# .profile, X11 et le Terminal



## einqui (6 Décembre 2005)

Bonjour,

   Pour les besoins d'un logiciel, j'ai du creer un fichier .profile de facon a charger tout un tas de variable a chaque lancement du terminal. 

   Cela fonctionne tres bien lorsque je lance le terminal. Les variables ont bien la valeur que je souhaitais leur attibuer. Mais si je lance X11, le .profile n'a visiblement pas ete lu.

   Comment faire pour que X11 lise le .profile?

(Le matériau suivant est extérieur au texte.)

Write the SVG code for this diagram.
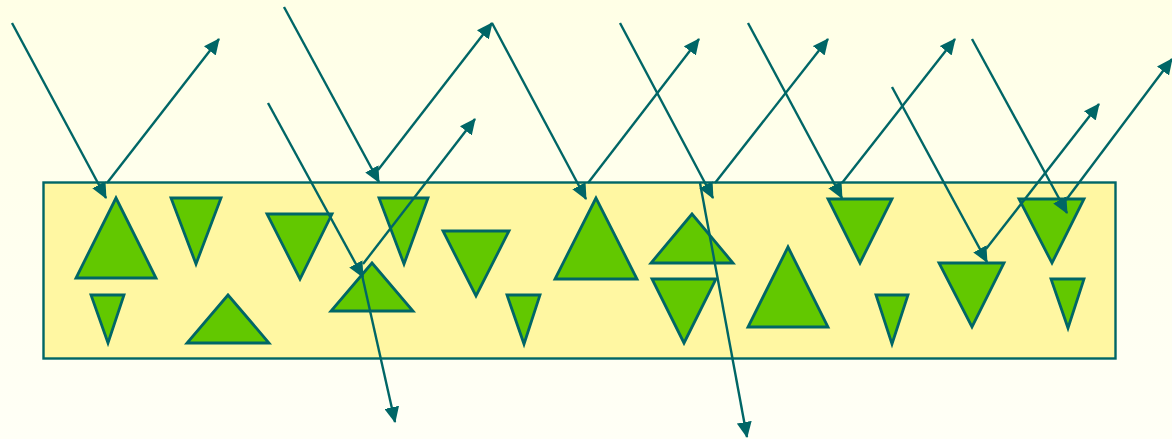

Et au passage, cela me fait me poser une question (de grand debutant) : quelle est techniquement (mais simplement SVP ) la différence entre X11 et le terminal??

Merci d'avance


----------



## bompi (6 Décembre 2005)

Le Terminal : c'est un environnement en mode texte, ou caractère, si tu veux. Dans lequel on ne fait généralement pas de graphisme. Lorsqu'on lance un Terminal, on lance en même temps une application appelée _shell_ (rien à voir avec le groupe Royal Dutch Shell mais bien avec l'idée de coquille  ). Dans le cadre du shell, on tape des commandes avec leurs paramètres et le shell se charge de les exécuter. Il y a possibilité de lancer plusieurs commandes simultanément, consécutivement, etc. Le shell offre de surcroît des fonctionnalités qui aident l'utilisateur : complétion de commande, raccourcis ou alias etc. Enfin, il existe de nombreux shells dont les plus connus sont : sh (et bash), csh (et tcsh), ksh (et zsh). Tous sont disponibles dans Mac OS X. En fait ce sont les versions "libres" qui sont disponibles (donc bash et tcsh).

Quant à X11 : c'est un environnement graphique organisé en client/serveur. Un serveur X est lancé sur une carte graphique + un écran. Un client demande alors au serveur de tracer des objets graphiques plus ou moins sophistiqués (rectangles, ellipses ...), plus ou moins organisés (fenêtres, boutons, champs texte ...) et plus ou moins complexes (image, vectoriel, polices de caractères ...). X11 est une spécification réalisée par plusieurs groupes (SUN, XFree ...) avec de petites différences entre eux. Mais fondamentalement, tous les serveurs X11 sont compatibles _a minima_ entre eux. Par ailleurs, X11 est le système graphique de choix sur Unix ... sauf pour mac OS X  Mais Apple a fait un assez bon travail d'intégration de X11 à son propre environnement.

Passons à ton souci : si tu es sous Jaguar (10.2.x) ou en-deça, ton shell est sans doute csh. Dans ce cas, mieux vaut éditer le fichier .cshrc plutôt que .profile. Si tu es sous Panther ou Tiger, ton shell est sans doute bash et, dans ce cas, mieux vaut éditer le fichier .bashrc plutôt que .profile.


----------



## hopkins (7 Décembre 2005)

bonjour,
j'ai un problème assez semblable. Je souhaite ajouter une entrée dans la variable PATH pour x11. Elle existe déjà pour le shell classique mais lorsque je démarre un xterm alors ma variable PATH ne conserve pas l'environnement défini. 
Du coup j'ai essayé d'éditer le .xinitrc avec un
PATH="$PATH:/usr/local/bin"
export PATH
...mais sans succès
bref si quelqu'un sait comment faire ...


----------



## bompi (7 Décembre 2005)

Ce n'est sûrement pas dans .xinitrc que cela se passe.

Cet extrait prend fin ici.